Proper emergency lights are battery powered, and do not pose additional fire hazards because of their mains connection (if they even have one). So if you have those you can cut the mains if you need to, which will make the mains-connected emergency lights come on. And emergency lighting is often a feature on upmarket smoke/heat detectors.
"Many crooks lack the tools to make effective checks".
Believe me, you don't need sophisticated tools. A piece of paper may be enough. Many burglars study and know well what they raid, especially when the target is valuable enough.
"could make the emergency lights dangerous, too "
No, because emergency lights are designed as such, using low power, low voltage lamps, for example. Also, if there is smoke, lots of lights on and positioned high will just make the situation more confused. And with fire or flood, it could be better to cut off the main power and rely on battery powered emergency lights.
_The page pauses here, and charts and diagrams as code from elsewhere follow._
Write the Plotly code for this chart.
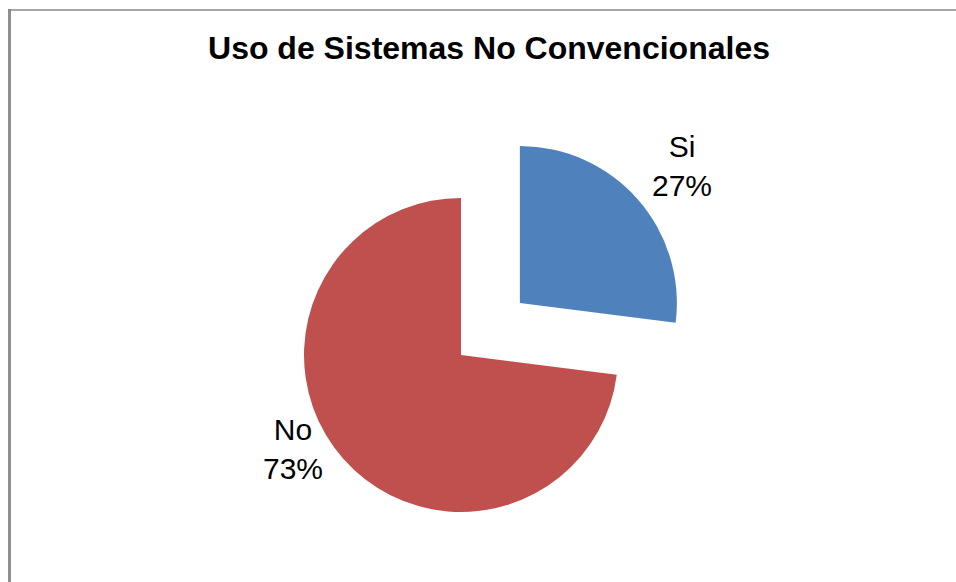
import math
import plotly.graph_objects as go

# Survey answers: use of non-conventional systems
labels = ["Si", "No"]
values = [27, 73]
colors = ["#4F81BD", "#C0504D"]
pulls = [0.5, 0.0]  # "Si" slice is exploded out of the pie

W, H = 956, 582
CX, CY, R = 461, 355, 157  # pie centre and radius in pixels

# label box centres (pixels)
label_pos = {"Si": (682, 166), "No": (293, 449)}

total = sum(values)
fig = go.Figure()

start = 0.0
for i, (lab, val) in enumerate(zip(labels, values)):
    frac = val / total
    mid = (start + frac / 2) * 2 * math.pi  # clockwise from 12 o'clock
    scx = CX + pulls[i] * R * math.sin(mid)
    scy = CY - pulls[i] * R * math.cos(mid)
    slice_colors = [c if j == i else "rgba(0,0,0,0)" for j, c in enumerate(colors)]
    fig.add_trace(go.Pie(
        labels=labels,
        values=values,
        sort=False,
        direction="clockwise",
        rotation=0,
        marker=dict(colors=slice_colors, line=dict(width=0)),
        textinfo="none",
        hoverinfo="label+percent",
        showlegend=False,
        domain=dict(
            x=[(scx - R) / W, (scx + R) / W],
            y=[1 - (scy + R) / H, 1 - (scy - R) / H],
        ),
    ))
    lx, ly = label_pos[lab]
    fig.add_annotation(
        x=lx / W, y=1 - ly / H, xref="paper", yref="paper",
        xanchor="center", yanchor="middle",
        text=f"{lab}<br>{round(100 * val / total)}%",
        showarrow=False, align="center",
        font=dict(family="Liberation Sans, Arial", size=30, color="#000000"),
    )
    start += frac

# chart-area frame (left and top edges visible)
fig.add_shape(type="line", xref="paper", yref="paper",
              x0=9.5 / W, x1=9.5 / W, y0=1 - 9 / H, y1=-0.05,
              line=dict(color="#8f8f8f", width=3))
fig.add_shape(type="line", xref="paper", yref="paper",
              x0=8 / W, x1=1.05, y0=1 - 10 / H, y1=1 - 10 / H,
              line=dict(color="#8a8a8a", width=1.5))

fig.update_layout(
    width=W, height=H,
    margin=dict(l=0, r=0, t=0, b=0),
    paper_bgcolor="white",
    plot_bgcolor="white",
    title=dict(
        text="<b>Uso de Sistemas No Convencionales</b>",
        x=489 / W, xanchor="center",
        y=1 - 48 / H, yanchor="middle", yref="container",
        font=dict(family="Liberation Sans, Arial", size=32, color="#000000"),
    ),
)

fig.write_html("out.html")
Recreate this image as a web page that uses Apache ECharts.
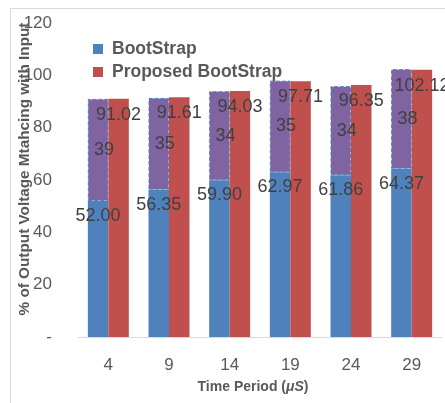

"turn them all on in case of emergency"
I came home one night to find evidence of a break-in. I stalked around the house wielding a bottle of wine I'd just won in the pub quiz, switching lights on as I went. Once upstairs, I was down to checking the last couple of rooms when everything went dark. All I could think of was Private Hudson "What do you mean, "they" cut the power?!"
The fuse had blown.
Everyone who has ever tried to find one of those uniquely designed metal thingymajigs to fix their Ikea furniture knows that the company is its own self-contained universe. (Likewise just about every other Ikea fitting.)
You know, allen keys (aka hex wrenches) are not as rare as you seem to think :). I tend to use my own sets as they're made of better material and have a ball joint on one end. As for missing bits, go to their Customer Services - they have free spares.